Crema di Limoncello
With the warming weather, our lemons are practically falling of the trees. Here’s a lovely way to use them, homemade limoncello from guest contributor Garrett McCord. Enjoy! ~Elise
Limoncello is a traditional digestif (a drink served after the meal to theoretically aid in digestion, but also an excuse for another nip) served throughout Southern Italy, particularly in the area surrounding the Gulf of Naples. It’s produced by infusing a strong alcohol with the zest of plenty of lemons and then adding sugar, resulting in a sweet, floral, and citrusy spirit. It’s a bright and memorable end to a genial meal with friends and family. While there are many producers who have been making it for years, many families make their own. And why not? It’s so easy to do!
This particular, modern limoncello recipe was taught to me by my friend, Dennis Kercher, an adept home chef who for years ran a popular underground restaurant here in Sacramento called The Hidden Kitchen. He infused his liquor, Everclear being the best choice for its liver-shockingly high alcohol content and ability to adopt flavors, with lemons and then blended it with milk and sugar. He always served it at the end of the meal chilled – almost frozen – in tiny ice cold glasses that could hold no more than perhaps an ounce.
An ounce was more than enough. It was gloriously rich, almost like melted ice cream, with a kick that could send you to the moon (or at least home in a taxi).
I’ve adapted the recipe a bit by making it a bit stronger and adding a vanilla bean to give it a sweeter, creamier, rather indulgent flavor. Feel free to use regular lemons or Meyer lemons, though I use the regular lemons for their more assertive presence. This is a simple drink to keep on hand for yourself, for guests, or give out as gifts.
- 10 lemons
- 1 (750-ml) bottle Everclear (a quality vodka will do if you can't find it)
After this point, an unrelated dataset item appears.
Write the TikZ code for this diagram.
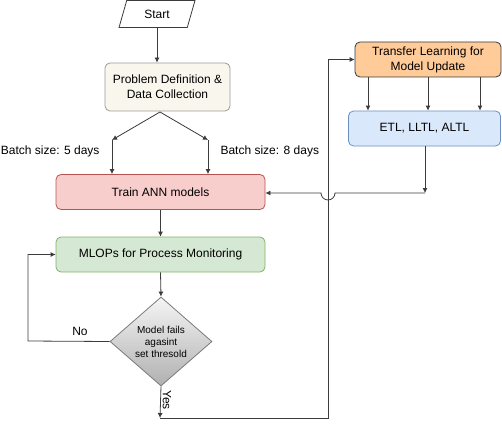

- 8 cups (1.9 liters) whole milk
- 5 cups sugar (1 kilogram or 2.2 pounds)
- 1/2 vanilla bean, seeds and pod
1 Zest the lemons using a lemon zester or the fine groove side of a grater. (Save the zested lemons and use them for some of our great lemon recipes!) Place the zest and the Everclear in a container and allow to infuse in a dark, cool place for a week. After a week has passed strain the liquid through the cheesecloth into a very large glass, stainless steel, or ceramic bowl.
2 In a large stockpot or sauce pan, warm the milk, sugar, and vanilla bean seeds and pod over medium heat and cook, stirring frequently, until dissolved. Remove from the heat and allow the mixture to cool to room temperature (this will take a few hours). Discard the vanilla bean (wash it and save it for another use) and strain the mixture through the cheesecloth.
3 Combine the Everclear infusion with the sweet milk and stir together. Pass through a colander lined with cheesecloth to catch any solids. Funnel into bottles and store in the freezer. Be sure to leave room in the bottles for the mixture to expand if it freezes to avoid an explosion. Use within six months. Serve small amounts in chilled glasses.